# WLAN Router bezieht keine IP Adresse



## Stratton (15. Juli 2015)

Ich habe ein seltsames Problem mit meinem WLAN.

Normalerweise nutze ich ein Kabel. Damit funzt auch alles prima. Wenn ich aber meine Fritzbox 3370 anschließe, das Kabel trenne und den Rechner dann einschalte, bezieht der Stick eine IP-Adresse, die Verbindung wird hergestellt aber die Fritzbox bezieht keine IP. Wenn ich dann das Kabel anschließe, holt er sich die Adresse und alles ist gut. Ich kann dann sogar weitersurfen, wenn ich das Kabel wieder entferne. Weiss jemand Rat?

Nutze Win7.


----------



## Arino (15. Juli 2015)

Musst mal schauen ob DHCP im Router richtig eingestellt ist. 
Vielleicht hast du die Fritzbox auch so eingestellt dass sie keine neuen Geräte annimmt im WLan.
WPS geht glaub mit WIn 7 nicht oder?


----------



## Malkolm (15. Juli 2015)

> die Verbindung wird hergestellt aber die Fritzbox bezieht keine IP



Was meinst du damit? Die IP der FB im Netzwerk ist fest eingestellt und meist 192.168.X.1. Die IP nach außen wird dir vom Provider zugewiesen und ist unabhängig von deinem internen Netzwerk.

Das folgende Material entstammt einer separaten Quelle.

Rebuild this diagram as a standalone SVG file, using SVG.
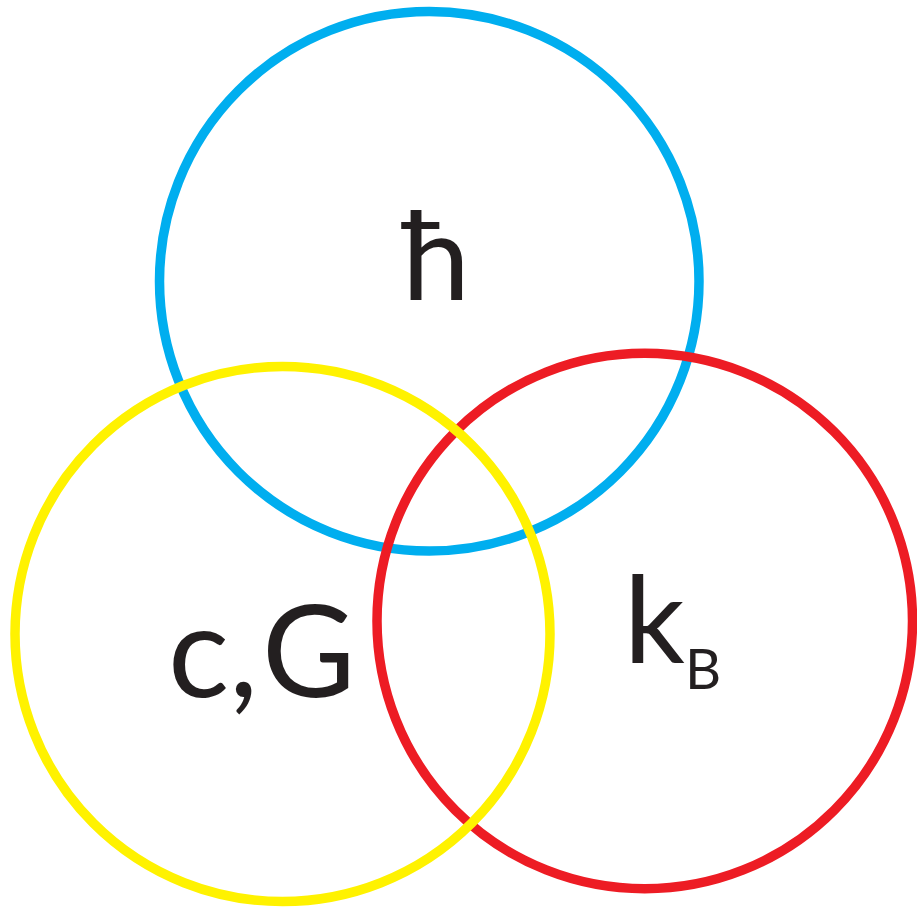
<svg xmlns="http://www.w3.org/2000/svg" width="917" height="912" viewBox="0 0 917 912">
<style>
.c{fill:none;stroke-width:9.5}
.t{font-family:Lato,"Open Sans","Liberation Sans",sans-serif;fill:#231F20}
</style>
<rect width="917" height="912" fill="#fff"/>
<g id="blue">
<circle class="c" cx="429.25" cy="281.25" r="269.75" stroke="#00AEEF"/>
<text class="t" x="402" y="300" font-size="122">ħ</text>
</g>
<g id="red">
<circle class="c" cx="644.75" cy="621" r="267.75" stroke="#ED1C24"/>
<text class="t" x="624" y="662" font-size="120">k<tspan font-size="56" dy="27">B</tspan></text>
</g>
<g id="yellow">
<circle class="c" cx="282.5" cy="634" r="267.5" stroke="#FFF200"/>
<text class="t" x="168" y="697" font-size="128"><tspan>c,</tspan><tspan x="262">G</tspan></text>
</g>
</svg>
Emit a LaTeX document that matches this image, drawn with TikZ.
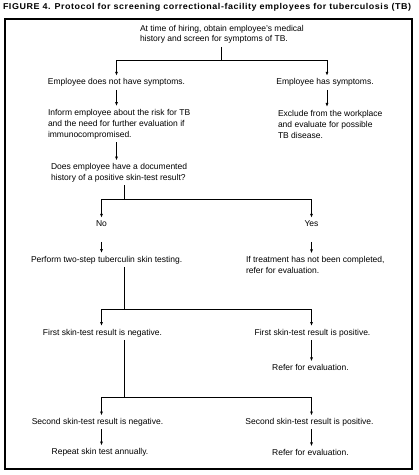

Wer bezieht jetzt also keine IP? Meinst du den WLAN-Stick der keine IP von der Fritzbox zugewiesen bekommt?


----------



## Stratton (15. Juli 2015)

@Arino
DHCP ist aktiv
Denke ich nicht, da die WLan Verbindung ja funktioniert, wenn ich zur Vergabe der IP das Kabel einstecke.
WPS habe ich mal probiert, funktioniert aber nicht. Weiss nicht wieso.

@Malkolm
Ich meine, dass die Verbindung lt. AVM-WLan-Grafik hergestellt ist. Allerdings kann ich mir das Menü der Fritzbox dann nicht im Browser aufrufen. Hier mal zwei Bilder, die es hoffentlich anschaulicher machen.

1.Bild = Versuch WLan Empfang herzustellen. Es erscheint dann rechts unten in der Taskleiste der Hinweis, dass die Aushandlung einer IP fehlgeschlagen ist. 
2. Bild = Anschließend verbinde ich den PC zusätzlich mit einem Kabel mit der Fritzbox, gehe auf "trennen" und wieder auf "verbinden" . Dann sieht es so aus.


----------



## taks (15. Juli 2015)

Zum einen ist der Zugriff auf die FritzBox über WLAN standardmässig deaktiviert.
Zum anderen: Kannst du mal ein Bild deiner WLAN-Einstellungen aus der FritzBox posten?


----------



## Stratton (15. Juli 2015)

@taks
Ich weiss nicht genau, was Du Dir angucken willst. Falls ich ein anderes Bild hochladen soll, sag Bescheid.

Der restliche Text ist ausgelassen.